93 Harbi diye bilinen 1877-1878 Osmanlı-Rus Savaşı'ndan sonra Kars'ın da elden çıkmasıyla Ahıska Türkiye sınırından uzak kaldı. Bu savaştan sonra Doğu Anadolu'dan Ahıska bölgesine yoğun Ermeni göçü yaşandı. İmzalanan Ayastefanos Anlaşması ile Kars, Ardahan ve Batum da kaybedilmesiyle Kafkasya'dan Anadolu'ya yoğun bir göç dalgası yaşandı.
Daha sonra Rusya'da iktidara Bolşevikler geldi. Almanya'da Bolşevizm'i kökünden kazıyacağını ve Sovyetler Birliği'nin topraklarını, Alman halkının yerleşeceği lebensraum (yaşam alanı) olarak işgal edeceğini açıklayan Nazilerin iktidara gelmesi zaten paranoya düzeyi yüksek olan Sovyet yönetiminin halka karşı terör uygulamasının zeminini güçlendirdi. Bu da beraberinde topluma karşı baskı ve şiddetin daha da artmasını getirdi.
1921 yılı, 1918-1921 yılları arasında varlığını sürdüren Gürcistan Demokratik Cumhuriyeti'nin bağımsızlığının sona erdiği ve Sovyet güçlerinin ülkenin kontrolünü bütünüyle ele geçirdiği yıldır. Çarlık Rusyası dönemindeki baskılar ve hak ihlalleri Sovyet Gürcistan'ı döneminde de sürmüş; hem Rusların hem de Gürcülerin ayrımcı uygulamalarıyla karşı karşıya kalan Ahıska Türkleri, sürgünün gerçekleştirildiği 14 Kasım 1944'e kadar çeşitli zorluklarla mücadele etmek zorunda kaldılar.

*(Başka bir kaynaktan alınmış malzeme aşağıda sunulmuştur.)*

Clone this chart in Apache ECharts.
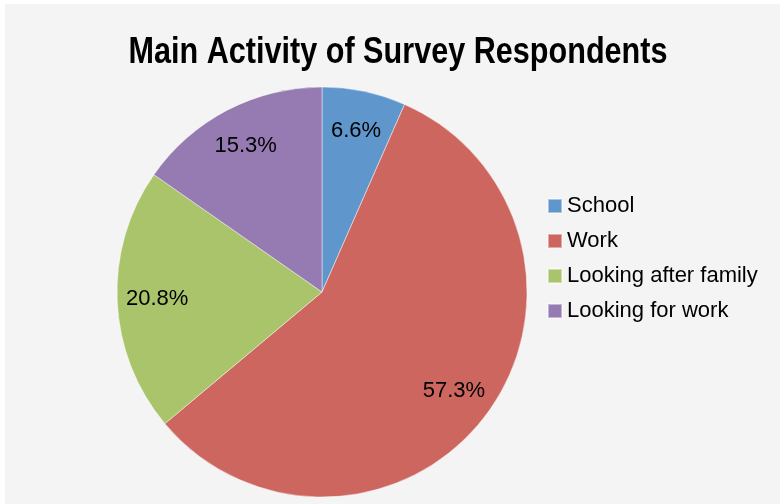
<!DOCTYPE html>
<html>
<head>
<meta charset="utf-8">
<script src="https://cdn.jsdelivr.net/npm/echarts@6/dist/echarts.min.js"></script>
<style>
  html, body { margin: 0; padding: 0; background: #ffffff; }
  #chart { width: 780px; height: 504px; }
</style>
</head>
<body>
<div id="chart"></div>
<script>
// Survey results: share of respondents by main activity (percent)
const categories = ['School', 'Work', 'Looking after family', 'Looking for work'];
const shares = [6.6, 57.3, 20.8, 15.3];
const sliceColors = ['#5f97cd', '#cd665f', '#aac46b', '#957bb1'];
const titleText = 'Main Activity of Survey Respondents';

const baseFont = '"Liberation Sans", Arial, sans-serif';

const pieData = categories.map((name, i) => ({
  name: name,
  value: shares[i],
  itemStyle: { color: sliceColors[i] }
}));

const chart = echarts.init(document.getElementById('chart'), null, { renderer: 'canvas' });

chart.setOption({
  backgroundColor: '#ffffff',
  animation: false,
  graphic: [
    {
      type: 'rect',
      z: -10,
      silent: true,
      shape: { x: 5, y: 4, width: 775, height: 500 },
      style: { fill: '#f4f4f4' }
    },
    {
      // condensed bold heading
      type: 'text',
      silent: true,
      x: 398,
      y: 35,
      scaleX: 0.85,
      style: {
        text: titleText,
        x: 0,
        y: 0,
        align: 'center',
        verticalAlign: 'top',
        font: 'bold 36px ' + baseFont,
        fill: '#000000'
      }
    }
  ],
  legend: {
    orient: 'vertical',
    left: 547,
    top: 195,
    padding: 0,
    itemWidth: 14,
    itemHeight: 14,
    itemGap: 13,
    icon: 'rect',
    data: categories,
    textStyle: {
      fontFamily: baseFont,
      fontSize: 22,
      color: '#000000'
    }
  },
  series: [
    {
      name: 'Main activity',
      type: 'pie',
      center: [322, 292],
      radius: 205,
      startAngle: 90,
      clockwise: true,
      silent: true,
      label: { show: false },
      labelLine: { show: false },
      itemStyle: { borderColor: 'rgba(255,255,255,0.45)', borderWidth: 1 },
      data: pieData
    },
    {
      // label ring: same slices, transparent, so the percentages sit at ~0.79 R
      name: 'Main activity labels',
      type: 'pie',
      center: [322, 292],
      radius: [119, 205],
      startAngle: 90,
      clockwise: true,
      silent: true,
      legendHoverLink: false,
      itemStyle: { color: 'rgba(0,0,0,0)' },
      label: {
        show: true,
        position: 'inside',
        formatter: (p) => p.value.toFixed(1) + '%',
        fontFamily: baseFont,
        fontSize: 22,
        color: '#000000'
      },
      labelLine: { show: false },
      data: categories.map((name, i) => ({ name: name, value: shares[i] }))
    }
  ]
});
</script>
</body>
</html>
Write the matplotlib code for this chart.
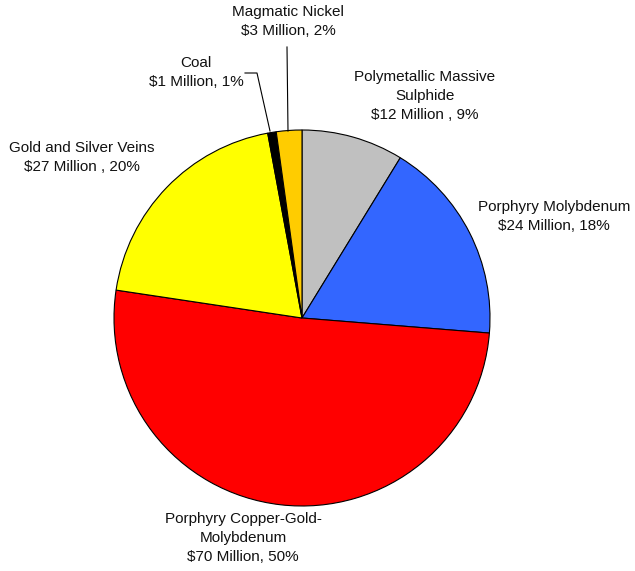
import matplotlib.pyplot as plt

plt.rcParams['font.family'] = ['Liberation Sans', 'DejaVu Sans']

deposits = ['Polymetallic Massive\nSulphide', 'Porphyry Molybdenum',
            'Porphyry Copper-Gold-\nMolybdenum', 'Gold and Silver Veins',
            'Coal', 'Magmatic Nickel']
millions = [12, 24, 70, 27, 1, 3]
value_labels = ['$12 Million , 9%', '$24 Million, 18%', '$70 Million, 50%',
                '$27 Million , 20%', '$1 Million, 1%', '$3 Million, 2%']
colors = ['#C0C0C0', '#3366FF', '#FF0000', '#FFFF00', '#000000', '#FFCC00']

W, H = 635, 571
fig = plt.figure(figsize=(W / 100, H / 100), dpi=100)
ax = fig.add_axes([0, 0, 1, 1])

cx, cy, r = 302, H - 318, 188
ax.pie(millions, colors=colors, startangle=90, counterclock=False,
       center=(cx, cy), radius=r, frame=True,
       wedgeprops=dict(edgecolor='black', linewidth=0.8))
ax.set_xlim(0, W)
ax.set_ylim(0, H)
ax.axis('off')

# label positions in pixel coords (x centre, y of first line top)
label_pos = [(425, 70), (554, 200), (243, 512), (82, 141), (196, 56), (288, 5)]
for name, val, (x, y) in zip(deposits, value_labels, label_pos):
    ax.text(x, H - y, name + '\n' + val, ha='center', va='top',
            fontsize=11, linespacing=1.45, color='#111111')

# leader lines for the small slices
ax.plot([245, 257, 270], [H - 73, H - 73, H - 131], color='black', lw=0.8)
ax.plot([287, 288], [H - 47, H - 131], color='black', lw=0.8)

fig.savefig('out.png', dpi=100)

Ahıska Türkleri, Stalin'in 1920'lerin sonlarına doğru uygulamaya başladığı baskıcı politikalarından önemli ölçüde etkilendiler. 1920'lerin sonunda, özellikle de 1930'lu yıllarda, Sovyet rejiminin Ahıska Türklerine yönelik uyguladığı ayrımcı ve baskıcı politika, birçok Ahıska Türkü'nün Türkiye'ye kaçmasına neden oldu. Bu nedenle birçok aile parçalandı, kaçak geçişler sırasında ölümler ve birçok bireysel dram yaşandı.
1930'larla birlikte Türk ve Müslüman olarak yaşamanın bedeli giderek ağırlaşmaya başladı. Bu yıllar, aynı zamanda Gürcü şovenizminin de artmaya başladığı yıllardır.